Quelque mal que se donnent les Haïtiens pour rendre à leurs morts le séjour de l’autre monde très tolérable, les zombis ou revenans se promènent au clair de lune jusque dans les rues de Port-au-Prince. On n’évite leurs importunités nocturnes qu’en enterrant au seuil de sa maison les entrailles d’un cabri[2]ou une bouteille d’eau bénite, qu’on peut au besoin remplacer par l’eau de mer. Les loups-garous partagent avec les zombis le privilège de troubler le repos de l’empire et même de l’empereur. Ils forment plusieurs sectes. La plus redoutée est celle des cochons sans poil, grotesque et lugubre fantaisie dont une bande de cochons marrons s’échappant hurlante et à demi grillée de quelque savane en feu aura peuplé les rêves des passans attardés. Un éclair muet, jaillissant d’une atmosphère limpide, trahit la présence d’une autre variété de loups-garous appelés esprits du feu, et force les plus audacieux à retourner précipitamment sur leurs pas.
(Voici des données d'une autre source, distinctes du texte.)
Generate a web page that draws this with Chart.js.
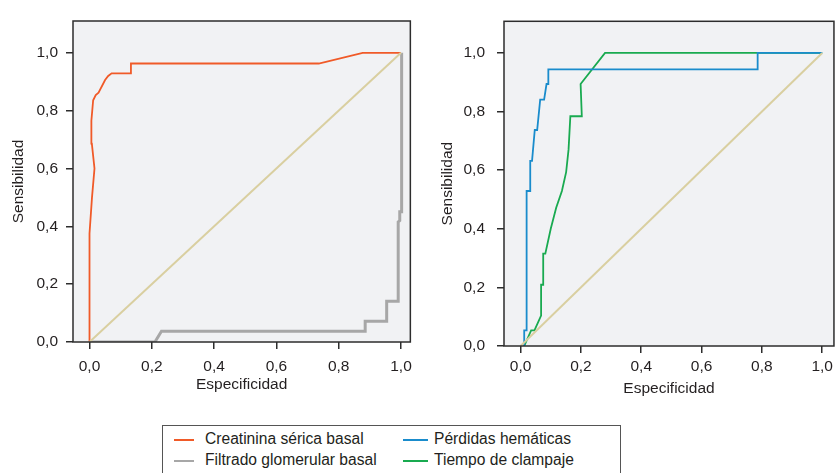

Parfois encore, dans ces orageux crépuscules des tropiques où les sens enfiévrés acquièrent leur plus haute puissance d’hallucination, et où l’air, saturé d’électricité, d’humidité et de fauve lumière, grossit démesurément les sons et les formes, un cri lamentable se prolonge dans la vallée, et, sur l’un des pitons voisins, paraît et disparaît un spectre aux larges ailes, aux orbites effarés et sanglans. On pourrait soupçonner que ce spectre est une chouette ; mais ce n’est qu’un troisième spécimen de la famille des loups-garous, et celui-ci cumule les malfaisans pouvoirs du mauvais œil italien et de la stryge latine, ce prototype également ailé de nos vampires. L’épouvante est dans la maison qu’a

  1. Les fêtes funéraires des noirs sont désignées dans les Antilles par le nom générique de calenda. Faudrait-il chercher l’étymologie de ce nom dans les expiations annuelles que les Romains célébraient pour le repos des mânes aux calendes de mars ?
  2. Le premier jour de l’an, qui est signalé par une grande consommation de cabris, il y a presse aux abattoirs pour se disputer ce talisman. Quelques noirs profitent de l’occasion pour se baigner dans le sang des animaux abattus, ce qui est un préservatif contre certains maux, et probablement une réminiscence des expiations païennes, où figurent parfois les ablutions de sang.